Bundesrat will Investitionskredite

Die Regierung hält in ihrer Antwort fest, dass sich der Strukturwandel in den vergangenen Jahren verlangsamt habe. Zudem verweist sie auf die rechtlichen Grundlagen beim Verkauf von landwirtschaftlichen Grundstücken: In der Bundesverfassung steht geschrieben, dass ein Verkauf ausserhalb der Familie zum Verkehrswert erfolgt. Doch der Bundesrat sieht ebenfalls Handlungsbedarf, wie er in seiner Stellungnahmen zu Juillards Vorstoss schreibt: «Da in der Schweiz der Marktwert eines landwirtschaftlichen Gewerbes oder Grundstücks dessen Ertragswert um ein Vielfaches übersteigt, schlägt der Bundesrat im Rahmen der AP 22+ vor, den Erwerb von landwirtschaftlichen Grundstücken mit Investitionskrediten zu unterstützen.»

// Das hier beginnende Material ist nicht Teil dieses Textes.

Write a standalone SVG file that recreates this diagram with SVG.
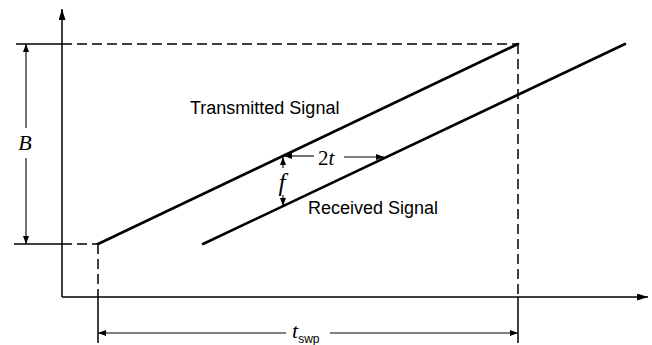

Heisst konkret: Künftig sollen externe Hofübergaben finanziell attraktiver werden. Zusätzlich zur bereits erwähnten Starthilfe «sollen Landwirtinnen und Landwirt neben den minimal nötigen Eigenmitteln und einer üblichen Bankfinanzierung genügend zusätzliche Mittel für den Erwerb von landwirtschaftlichen Grundstücken zur Verfügung stehen», so der Bundesrat. Weil die AP22+ im Frühjahr 2021 sistiert wurde und die Regierung erst in der vergangenen Woche ihren Bericht zur zukünftigen Ausrichtung der Agrarpolitik verabschiedet hat, wird das Parlament die Beratung der AP22+ frühestens im kommenden Jahr weiterführen.

Nicht ständig an die Schulden denken

Dass es trotz Geldern vom Bund zum eigenen Hof gereicht hat, erfüllt Koch und Pyttlik mit Freude: «Wir sind sehr dankbar dafür, an diesem Ort Lebensform und Arbeit verbinden zu können.»

Mittlerweile hätten sie auch gelernt, die finanziellen Aspekte etwas in den Hintergrund zu rücken. «Es bringt uns nicht weiter, wenn wir immer nur an die vielen Schulden denken, die wir haben», sagt Pyttlik.

Auch Peter Brem und Edith Gassmann kommen mit der neuen Situation mittlerweile gut zurecht. Kurz nach der Übergabe sei es aber schwierig gewesen, sagt Brem, «ich konnte nicht richtig loslassen und habe Zeit gebraucht, mich von dem zu trennen, was wir in fast 30 Jahren aufgebaut haben». Es dürfte so manchem Landwirt ergehen wie ihm.